En cualquier caso, un hombre que no solo tiene sino que presume de sus contactos en Argentina al máximo nivel; que los ha exhibido nada menos que la misma noche en que huye de sus responsabilidades institucionales el Presidente de la República, dejando dos docenas de muertos en las calles y un país sumido en el caos más atroz, debería volver ahora a Buenos Aires, sin la premura de llegar antes de que De la Rúa saltase por la ventana, e instalarse en un céntrico hotel o en un apartamento confortable para hablar con todo el mundo que pinte algo en el nuevo Gobierno a fin de impedir que Duhalde y los nuevos dirigentes acaben cargando sobre las empresas y bancos españoles la factura de la devaluación, como van camino de hacer. Este es el momento de probar sus habilidades psicoterapéuticas. No ante la Historia, pero sí ante la cuenta de resultados, que en algún caso vale por muchas historias.

Por otra parte, la instalación de los grandes bancos y empresas españoles en Argentina viene de la época en que, tras haber desairado a Menem en Madrid por halagar a Alfonsín, que era su amigo y candidato, González recompuso la relación con el riojano, le alquiló a Julio Feo para arreglarle las patillas y convirtió La Moncloa en una lanzadera de inversiones y adquisiciones de empresas privatizadas en aquel paraíso tan del estilo solchaguesco.
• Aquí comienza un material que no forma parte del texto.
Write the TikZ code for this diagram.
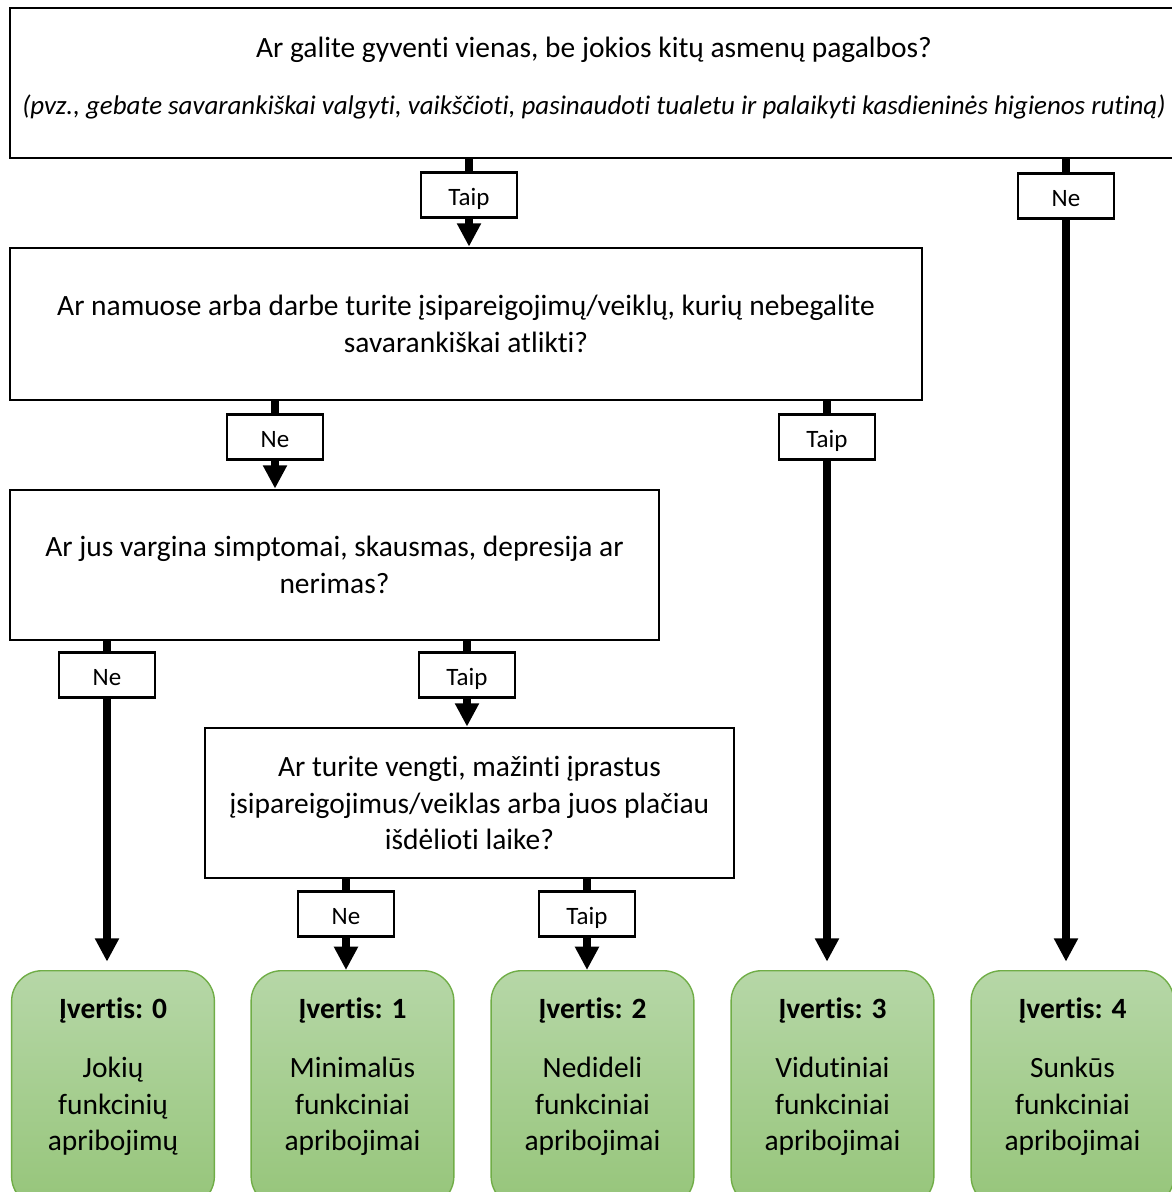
\documentclass[tikz,border=0pt]{standalone}
\usepackage{fontspec}
\setmainfont{Carlito}[Ligatures=NoCommon]
\usetikzlibrary{arrows.meta, positioning}
\definecolor{scoregreen}{RGB}{112, 173, 71}
\definecolor{scoretop}{RGB}{182, 215, 167}
\definecolor{scorebottom}{RGB}{150, 197, 122}

\begin{document}
\begin{tikzpicture}[
    x=0.36pt, y=-0.36pt,
    font=\fontsize{10.6}{13.3}\selectfont,
    question/.style={draw, line width=1pt, align=center, inner sep=0pt, minimum height=54pt},
    answer/.style={draw, line width=0.8pt, fill=white, inner sep=0pt,
        font=\fontsize{9}{11}\selectfont, text height=7.3pt, text depth=0pt,
        minimum width=34.6pt, minimum height=16.2pt},
    % Rounded result boxes with the green gradient
    score/.style={draw=scoregreen, line width=0.5pt, rounded corners=11pt,
        top color=scoretop, bottom color=scorebottom,
        minimum width=73pt, minimum height=85pt, anchor=north},
    score text/.style={align=center, inner sep=0pt},
    flow line/.style={line width=2.8pt},
    flow/.style={flow line, -{Triangle[length=8.4pt, width=8.2pt]}}
]

    % Page frame
    \useasboundingbox (0,0) rectangle (1172,1192);
    \clip (0,0) rectangle (1172,1192);

    % Questions
    \node[question, minimum width=420.5pt] (q_main) at (594,83)
        {Ar galite gyventi vienas, be jokios kitų asmenų pagalbos?\\[7.2pt]
         {\fontsize{9.7}{13.3}\selectfont\itshape (pvz., gebate savarankiškai valgyti, vaikščioti, pasinaudoti tualetu ir palaikyti kasdieninės higienos rutiną)}\rule[-5.5pt]{0pt}{5.5pt}};
    \node[question, minimum width=328.3pt, minimum height=54.7pt] (q_tasks) at (466,324)
        {Ar namuose arba darbe turite įsipareigojimų/veiklų, kurių nebegalite\\savarankiškai atlikti?};
    \node[question, minimum width=233.6pt] (q_symptoms) at (334.5,565)
        {Ar jus vargina simptomai, skausmas, depresija ar\\nerimas?};
    \node[question, minimum width=190.4pt] (q_avoid) at (469.5,803)
        {Ar turite vengti, mažinti įprastus\\įsipareigojimus/veiklas arba juos plačiau\\išdėlioti laike?};

    % Scores
    \node[score] (score_0) at (113,970) {};
    \node[score] (score_1) at (352.5,970) {};
    \node[score] (score_2) at (592.5,970) {};
    \node[score] (score_3) at (832.5,970) {};
    \node[score] (score_4) at (1072.5,970) {};

    \node[score text, below=9.7pt of score_0.north] (text_0)
        {\textbf{Įvertis: 0}\\[7.9pt]Jokių\\funkcinių\\apribojimų};
    \node[score text, below=9.7pt of score_1.north] (text_1)
        {\textbf{Įvertis: 1}\\[7.9pt]Minimalūs\\funkciniai\\apribojimai};
    \node[score text, below=9.7pt of score_2.north] (text_2)
        {\textbf{Įvertis: 2}\\[7.9pt]Nedideli\\funkciniai\\apribojimai};
    \node[score text, below=9.7pt of score_3.north] (text_3)
        {\textbf{Įvertis: 3}\\[7.9pt]Vidutiniai\\funkciniai\\apribojimai};
    \node[score text, below=9.7pt of score_4.north] (text_4)
        {\textbf{Įvertis: 4}\\[7.9pt]Sunkūs\\funkciniai\\apribojimai};

    % Answers
    \node[answer] (yes_main) at (469,195) {Taip};
    \node[answer] (no_main) at (1066,196) {Ne};
    \node[answer] (no_tasks) at (275,437) {Ne};
    \node[answer] (yes_tasks) at (827,437) {Taip};
    \node[answer] (no_symptoms) at (107,675) {Ne};
    \node[answer] (yes_symptoms) at (467,675) {Taip};
    \node[answer] (no_avoid) at (346,914) {Ne};
    \node[answer] (yes_avoid) at (587,914) {Taip};

    % Connectors from the first question
    \draw[flow line] (q_main.south -| yes_main) -- (yes_main);
    \draw[flow] (yes_main) -- (yes_main |- q_tasks.north);
    \draw[flow line] (q_main.south -| no_main) -- (no_main);
    \draw[flow, shorten >=3pt] (no_main) -- (no_main |- score_4.north);

    % Connectors from the second question
    \draw[flow line] (q_tasks.south -| no_tasks) -- (no_tasks);
    \draw[flow] (no_tasks) -- (no_tasks |- q_symptoms.north);
    \draw[flow line] (q_tasks.south -| yes_tasks) -- (yes_tasks);
    \draw[flow, shorten >=3pt] (yes_tasks) -- (yes_tasks |- score_3.north);

    % Connectors from the third question
    \draw[flow line] (q_symptoms.south -| no_symptoms) -- (no_symptoms);
    \draw[flow, shorten >=3pt] (no_symptoms) -- (no_symptoms |- score_0.north);
    \draw[flow line] (q_symptoms.south -| yes_symptoms) -- (yes_symptoms);
    \draw[flow] (yes_symptoms) -- (yes_symptoms |- q_avoid.north);

    % Connectors from the last question
    \draw[flow line] (q_avoid.south -| no_avoid) -- (no_avoid);
    \draw[flow] (no_avoid) -- (no_avoid |- score_1.north);
    \draw[flow line] (q_avoid.south -| yes_avoid) -- (yes_avoid);
    \draw[flow] (yes_avoid) -- (yes_avoid |- score_2.north);

\end{tikzpicture}
\end{document}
Qué no sabrán González y Solchaga de las comisiones pagadas y cobradas en aquellos años dorados.

Pero como seguramente no tiene nada mejor que hacer, bueno sería que el gran parlero sevillano enderezara su esfuerzo a evitar los cuantiosísimos daños que las empresas españolas que él mismo animó a instalarse en Argentina han sufrido o están a punto de sufrir. Ahora sí que hace falta que alguien, en su estilo de arrope con fondo de vinagre, le recuerde a Duhalde que ciertos juegos ni son aceptables ni serán olvidados y que los españoles que están ahí no han ido a robar sino a trabajar, no a quitar empleos sino a crearlos, no a traerse riquezas a España sino a crear riqueza allí, si les dejan las autoridades. Esta mediación de González no ofendería al Gobierno de Aznar, porque se trata de intereses privados que nadie debe confundir con los de la nación. Así como el Gobierno español debe abstenerse de prometer apoyos a un Gobierno que mete miedo, González no tiene casi nada que perder y a lo mejor, como buen tratante de esa ganadería política, consigue rebajar el monto del atraco de los bienes de prominentes españoles en aquel país. Una ocasión de oro, en todos los áureos sentidos del término.